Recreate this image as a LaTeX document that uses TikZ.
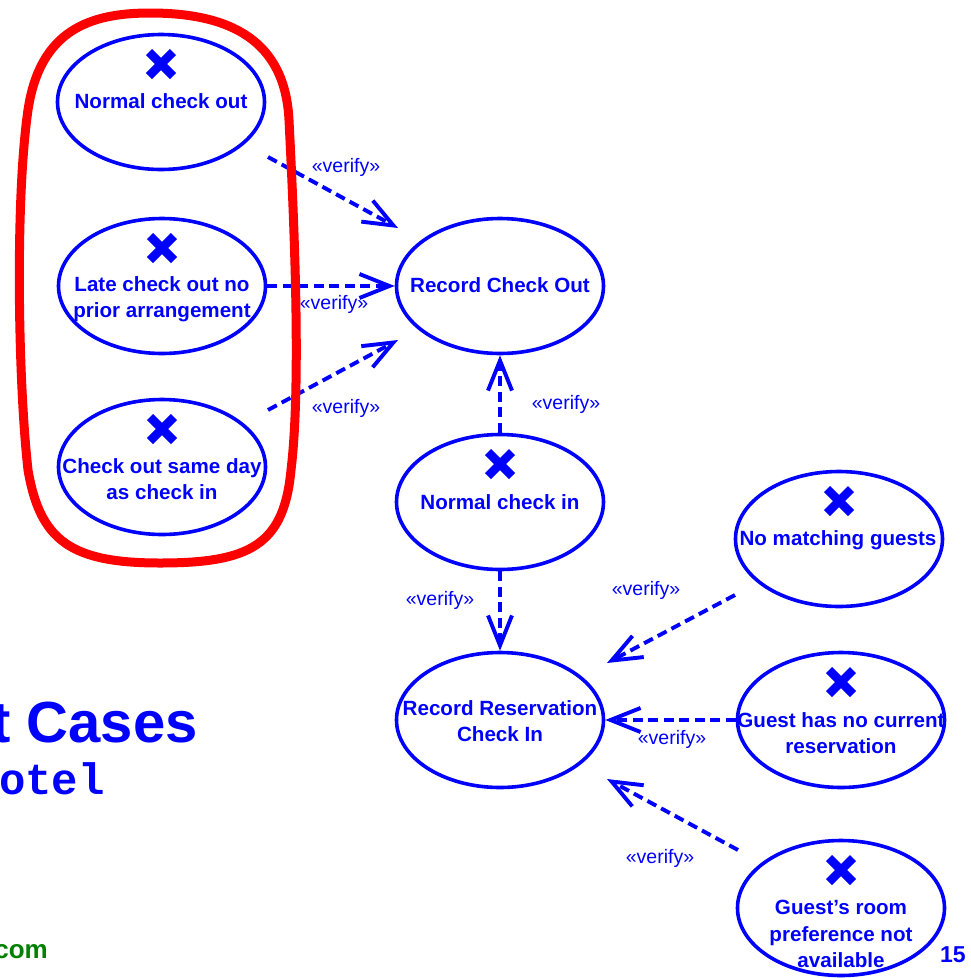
\documentclass[tikz,border=0pt]{standalone}
\usepackage{fontspec}
\setmainfont{Liberation Sans}
\newfontfamily\ucmono{Liberation Mono}
\usetikzlibrary{arrows.meta,shapes.geometric}
\definecolor{ucblue}{RGB}{0,0,255}
\definecolor{ucred}{RGB}{255,0,0}
\definecolor{ucgreen}{RGB}{0,128,0}
\begin{document}
\begin{tikzpicture}[x=1pt,y=-1pt,
  uc/.style={draw=ucblue, line width=3.6pt, ellipse, minimum width=207pt, minimum height=135pt, inner sep=0pt},
  uctext/.style={text=ucblue, font=\fontsize{20.6}{26.5}\selectfont\bfseries, align=center, inner sep=0pt},
  verlabel/.style={text=ucblue, font=\fontsize{19.5}{24}\selectfont, inner sep=0pt},
  dep/.style={draw=ucblue, line width=3.9pt, dash pattern=on 10pt off 5.5pt,
              -{Straight Barb[length=30pt,width=24pt]}},
  xmark/.style={draw=ucblue, line width=8.5pt},
  ring/.style={draw=ucred, line width=9pt, line join=round}
]
\useasboundingbox (0,0) rectangle (970,978);

% use case ellipses
\node[uc] (nco) at (161,102) {};
\node[uc] (lco) at (162,286) {};
\node[uc] (csd) at (162,467) {};
\node[uc] (rco) at (500,286) {};
\node[uc] (nci) at (500,502) {};
\node[uc] (rrc) at (500,720) {};
\node[uc] (nmg) at (839,539) {};
\node[uc] (gnc) at (841,720) {};
\node[uc] (grp) at (841,908) {};

% X marks
\foreach \n in {nco,lco,csd,nci,nmg,gnc,grp}
  \draw[xmark] ([shift={(-12,-50)}]\n.center) -- ([shift={(12,-26)}]\n.center)
               ([shift={(-12,-26)}]\n.center) -- ([shift={(12,-50)}]\n.center);

% texts
\node[uctext] (tnco) at (161,101) {Normal check out};
\node[uctext] (tlco) at (162,299) {Late check out no\\prior arrangement};
\node[uctext] (tcsd) at (162,479) {Check out same day\\as check in};
\node[uctext] (trco) at (500,285) {Record Check Out};
\node[uctext] (tnci) at (500,502) {Normal check in};
\node[uctext] (trrc) at (500,721) {Record Reservation\\Check In};
\node[uctext] (tnmg) at (838,540) {No matching guests};
\node[uctext] (tgnc) at (841,733) {Guest has no current\\reservation};
\node[uctext] (tgrp) at (841,934) {Guest’s room\\preference not\\available};

% connectors
\coordinate (a1s) at (268,157);
\coordinate (a1e) at (398,228);
\coordinate (a3s) at (268,410);
\coordinate (a3e) at (398,340);
\coordinate (a6s) at (735,595);
\coordinate (a6e) at (607,663);
\coordinate (a8s) at (738,850);
\coordinate (a8e) at (607,779);
\draw[dep] (a1s) -- (a1e);
\draw[dep] (lco.east) -- (rco.west);
\draw[dep] (a3s) -- (a3e);
\draw[dep] (nci.north) -- (rco.south);
\draw[dep] (nci.south) -- (rrc.north);
\draw[dep] (a6s) -- (a6e);
\draw[dep] (gnc.west) -- (rrc.east);
\draw[dep] (a8s) -- (a8e);

% labels
\node[verlabel] (v1) at (346,167) {«verify»};
\node[verlabel] (v2) at (334,304) {«verify»};
\node[verlabel] (v3) at (346,408) {«verify»};
\node[verlabel] (v4) at (566,404) {«verify»};
\node[verlabel] (v5) at (440,600) {«verify»};
\node[verlabel] (v6) at (646,590) {«verify»};
\node[verlabel] (v7) at (672,739) {«verify»};
\node[verlabel] (v8) at (660,858) {«verify»};

% red highlight ring
\draw[ring] (150,13) .. controls (230,13) and (285,40) .. (289,120)
  .. controls (293,200) and (302,380) .. (291,470)
  .. controls (284,545) and (250,563) .. (160,563)
  .. controls (70,563) and (40,540) .. (28,470)
  .. controls (18,380) and (15,200) .. (28,110)
  .. controls (40,30) and (90,13) .. (150,13) -- cycle;

% slide texts
\node[anchor=base east, text=ucblue, font=\fontsize{58}{60}\selectfont\bfseries, inner sep=0pt] (title) at (198,742) {t Cases};
\node[anchor=base east, text=ucblue, font={\ucmono\bfseries\fontsize{44}{46}\selectfont}, inner sep=0pt] (sub) at (105,794) {otel};
\node[anchor=base east, text=ucgreen, font=\fontsize{26}{28}\selectfont\bfseries, inner sep=0pt] (url) at (48,958) {com};
\node[anchor=base west, text=ucblue, font=\fontsize{23}{25}\selectfont\bfseries, inner sep=0pt] (pg) at (940,962) {15};
\end{tikzpicture}
\end{document}
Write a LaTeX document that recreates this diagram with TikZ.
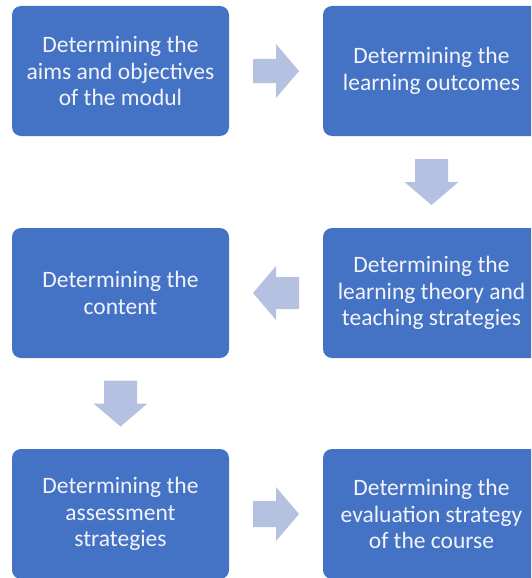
\documentclass[tikz,border=0pt]{standalone}
\usepackage{fontspec}
\setmainfont{Carlito}
\usepackage{tikz}
\usetikzlibrary{calc}
\definecolor{boxblue}{HTML}{4472C4}
\definecolor{arrowblue}{HTML}{B4C1E1}
\definecolor{boxtext}{HTML}{F2F4FA}

\begin{document}
\begin{tikzpicture}[x=1pt, y=-1pt,
			step box/.style={
				rectangle,
				rounded corners = 9pt,
				fill = boxblue,
				text = boxtext,
				align = center,
				font = \fontsize{23.5}{26.5}\selectfont,
				minimum width = 217pt,
				minimum height = 130pt,
				inner sep = 0pt},
			blockarrow/.pic={
				\fill[arrowblue] (-23,-#1) -- (0,-#1) -- (0,-27) -- (23,0)
					-- (0,27) -- (0,#1) -- (-23,#1) -- cycle;
			}]
			\useasboundingbox (0,0) rectangle (531,578);
			\clip (0,0) rectangle (531,578);
			% boxes
			\node (aims) at (120.5,71) [step box] {Determining the\\aims and objectives\\of the modul};
			\node (outcomes) at (431.5,71) [step box] {Determining the\\learning outcomes};
			\node (theory) at (431.5,293) [step box] {Determining the\\learning theory and\\teaching strategies};
			\node (content) at (120.5,293) [step box] {Determining the\\content};
			\node (assess) at (120.5,514) [step box] {Determining the\\assessment\\strategies};
			\node (evaluation) at (431.5,514) [step box] {Determining the\\evaluation strategy\\of the course};
			% block arrows between the boxes
			\pic at ($(aims.east)!0.5!(outcomes.west)$) {blockarrow={12}};
			\pic[rotate=-90] at ($(outcomes.south)!0.5!(theory.north)$) {blockarrow={16.5}};
			\pic[rotate=180] at ($(theory.west)!0.5!(content.east)$) {blockarrow={16}};
			\pic[rotate=-90] at ($(content.south)!0.5!(assess.north)$) {blockarrow={16.5}};
			\pic at ($(assess.east)!0.5!(evaluation.west)$) {blockarrow={13}};
			\end{tikzpicture}
\end{document}
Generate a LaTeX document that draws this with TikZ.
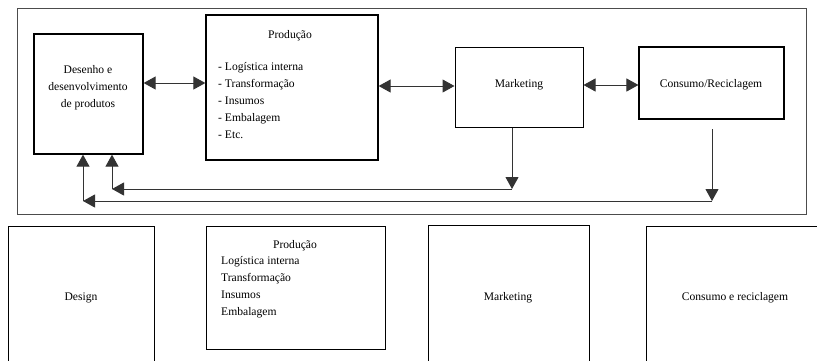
\documentclass[tikz,border=0pt]{standalone}
\usepackage{fontspec}
\setmainfont{Liberation Serif}
\usetikzlibrary{arrows.meta}
\begin{document}
\begin{tikzpicture}[x=1pt,y=-1pt,
  box/.style={draw=black,line width=1.3pt,rectangle,inner sep=0pt},
  lbl/.style={font=\fontsize{11.6}{17}\selectfont,inner sep=0pt,align=center},
  conn/.style={draw=black!80,line width=1pt},
  tip/.style={-{Triangle[length=12pt,width=13pt]}},
  both/.style={{Triangle[length=12pt,width=13pt]}-{Triangle[length=12pt,width=13pt]}}]
\useasboundingbox (0,0) rectangle (817,360);
\begin{scope}
\clip (0,0) rectangle (817,360);
% outer frame
\draw[draw=black!70,line width=1pt] (17,8) rectangle (806,214);
% top row boxes
\node[box,minimum width=109pt,minimum height=120pt] (des) at (88.5,94) {};
\node[lbl] at (88,88) {Desenho e\\desenvolvimento\\de produtos};
\node[box,minimum width=172pt,minimum height=145pt] (prod) at (292,87.5) {};
\node[lbl] at (290,36) {Produção};
\node[lbl,align=left,anchor=north west] at (218,62) {- Logística interna\\- Transformação\\- Insumos\\- Embalagem\\- Etc.};
\node[box,line width=1pt,minimum width=128pt,minimum height=80pt] (mkt) at (519,87) {};
\node[lbl] at (519,85) {Marketing};
\node[box,line width=1.1pt,minimum width=145pt,minimum height=72pt] (cons) at (711.5,83) {};
\node[lbl] at (711,85) {Consumo/Reciclagem};
% horizontal double arrows
\draw[conn,both] (des.east |- 0,83) -- (prod.west |- 0,83);
\draw[conn,both] (prod.east |- 0,86) -- (mkt.west |- 0,86);
\draw[conn,both] (mkt.east |- 0,85) -- (cons.west |- 0,85);
% feedback loops
\coordinate (m1) at (512,189);
\coordinate (m2) at (112,189);
\coordinate (c1) at (712,201);
\coordinate (c2) at (83,201);
\draw[conn,tip] (mkt.south -| m1) -- (m1);
\draw[conn,tip] (m1) -- (m2);
\draw[conn,tip] (m2) -- (m2 |- des.south);
\draw[conn,tip] (712,129) -- (c1);
\draw[conn,tip] (c1) -- (c2);
\draw[conn,tip] (c2) -- (c2 |- des.south);
% bottom row boxes
\node[box,minimum width=146pt,minimum height=160pt,anchor=north west] (design) at (8,226) {};
\node[lbl] at (81,298) {Design};
\node[box,minimum width=179pt,minimum height=123pt,anchor=north west] (prod2) at (206,226) {};
\node[lbl] at (295,246) {Produção};
\node[lbl,align=left,anchor=north west] at (221,256) {Logística interna\\Transformação\\Insumos\\Embalagem};
\node[box,minimum width=161pt,minimum height=160pt,anchor=north west] (mkt2) at (428,225) {};
\node[lbl] at (508,298) {Marketing};
\node[box,minimum width=200pt,minimum height=160pt,anchor=north west] (cons2) at (646,226) {};
\node[lbl] at (735,298) {Consumo e reciclagem};
\end{scope}
\end{tikzpicture}
\end{document}
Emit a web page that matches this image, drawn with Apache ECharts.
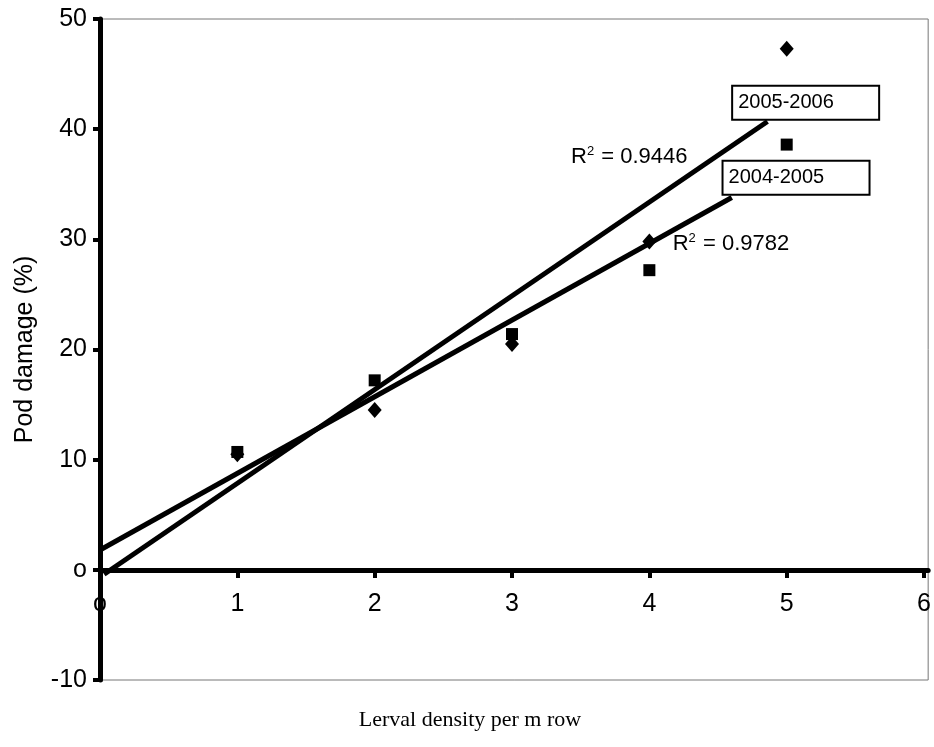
<!DOCTYPE html>
<html>
<head>
<meta charset="utf-8">
<script src="https://cdn.jsdelivr.net/npm/echarts@6/dist/echarts.min.js"></script>
<style>
  html, body { margin: 0; padding: 0; background: #fff; }
  #chart { width: 934px; height: 747px; }
</style>
</head>
<body>
<div id="chart"></div>
<script>
// larval density (x) and pod damage (%)
const density = [1, 2, 3, 4, 5]
const damage0405 = [10.7, 17.2, 21.4, 27.2, 38.6]
const damage0506 = [10.5, 14.5, 20.5, 29.8, 47.3]

// trendline ends
const trend0405 = [[0, 1.8], [4.6, 33.8]]
const trend0506 = [[0.03, -0.4], [4.86, 40.7]]

const r2Labels = [
  { text: '0.9446', at: [3.43, 37.5] },
  { text: '0.9782', at: [4.17, 29.6] }
]
const boxLabels = [
  { text: '2005-2006', at: [4.61, 42.4] },
  { text: '2004-2005', at: [4.54, 35.6] }
]

const xTicks = [0, 1, 2, 3, 4, 5, 6]
const yTicks = [-10, 0, 10, 20, 30, 40, 50]

// the source draws its zeros as a small "o"
function tickText(v, ticks) {
  if (ticks.indexOf(v) < 0) return ''
  return v === 0 ? 'o' : String(v)
}

let chart = echarts.init(document.getElementById('chart'))
chart.setOption({
  animation: false,
  grid: {
    left: 100,
    top: 19,
    width: 832,
    height: 661,
    show: true,
    borderColor: '#777',
    borderWidth: 1
  },
  xAxis: {
    type: 'value',
    min: 0,
    max: 6.03,
    interval: 1,
    position: 'bottom',
    offset: -110,
    axisLine: { onZero: false, lineStyle: { color: '#000', width: 5 } },
    axisTick: { show: true, inside: false, length: 8, lineStyle: { color: '#000', width: 4 } },
    axisLabel: {
      color: '#000', fontSize: 25, margin: 22, fontFamily: 'Liberation Sans',
      showMaxLabel: false,
      formatter: v => tickText(v, xTicks)
    },
    splitLine: { show: false }
  },
  yAxis: {
    type: 'value',
    min: -10,
    max: 50,
    interval: 10,
    name: 'Pod damage (%)',
    nameLocation: 'middle',
    nameGap: 62,
    nameTextStyle: { color: '#000', fontSize: 25, fontFamily: 'Liberation Sans' },
    axisLine: { onZero: false, lineStyle: { color: '#000', width: 5 } },
    axisTick: { show: true, length: 7, lineStyle: { color: '#000', width: 4 } },
    axisLabel: {
      color: '#000', fontSize: 25, margin: 13, fontFamily: 'Liberation Sans',
      formatter: v => tickText(v, yTicks)
    },
    splitLine: { show: false }
  },
  graphic: [{
    type: 'text',
    x: 470,
    y: 720,
    style: {
      text: 'Lerval density per m row',
      font: '22px "Liberation Serif"',
      fill: '#000',
      textAlign: 'center',
      textVerticalAlign: 'middle'
    }
  }],
  series: [
    {
      type: 'line',
      data: trend0506,
      symbol: 'none',
      lineStyle: { color: '#000', width: 5 },
      z: 2
    },
    {
      type: 'line',
      data: trend0405,
      symbol: 'none',
      lineStyle: { color: '#000', width: 5 },
      z: 2
    },
    {
      type: 'scatter',
      data: density.map((d, i) => [d, damage0506[i]]),
      symbol: 'diamond',
      symbolSize: [14, 16],
      itemStyle: { color: '#000', opacity: 1 },
      z: 3
    },
    {
      type: 'scatter',
      data: density.map((d, i) => [d, damage0405[i]]),
      symbol: 'rect',
      symbolSize: 12,
      itemStyle: { color: '#000', opacity: 1 },
      z: 3
    },
    {
      type: 'scatter',
      data: r2Labels.map(l => ({ value: l.at, name: l.text })),
      symbolSize: 0,
      itemStyle: { opacity: 1 },
      label: {
        show: true,
        position: 'right',
        distance: 0,
        formatter: p => 'R{sup|2} = ' + p.name,
        color: '#000',
        fontSize: 22,
        fontFamily: 'Liberation Sans',
        rich: {
          sup: { fontSize: 13, verticalAlign: 'top', padding: [0, 1, 10, 0], color: '#000', fontFamily: 'Liberation Sans' }
        }
      },
      z: 4
    },
    {
      type: 'scatter',
      data: boxLabels.map(l => ({ value: l.at, name: l.text })),
      symbolSize: 0,
      itemStyle: { opacity: 1 },
      label: {
        show: true,
        position: 'right',
        distance: 0,
        formatter: p => p.name,
        color: '#000',
        fontSize: 20,
        fontFamily: 'Liberation Sans',
        backgroundColor: '#fff',
        borderColor: '#000',
        borderWidth: 2,
        textBorderWidth: 0,
        width: 138,
        height: 24,
        lineHeight: 24,
        padding: [0, 2, 8, 5],
        align: 'left',
        verticalAlign: 'middle'
      },
      z: 5
    }
  ]
})
</script>
</body>
</html>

▶ **GIVEN PROBLEM**
From the listing above, pick out each line where the word "LaTeX" appears.

▶ **OUTPUT**
Recreate this image as a LaTeX document that uses TikZ.
Write a LaTeX document that recreates this diagram with TikZ.
Generate a LaTeX document that draws this with TikZ.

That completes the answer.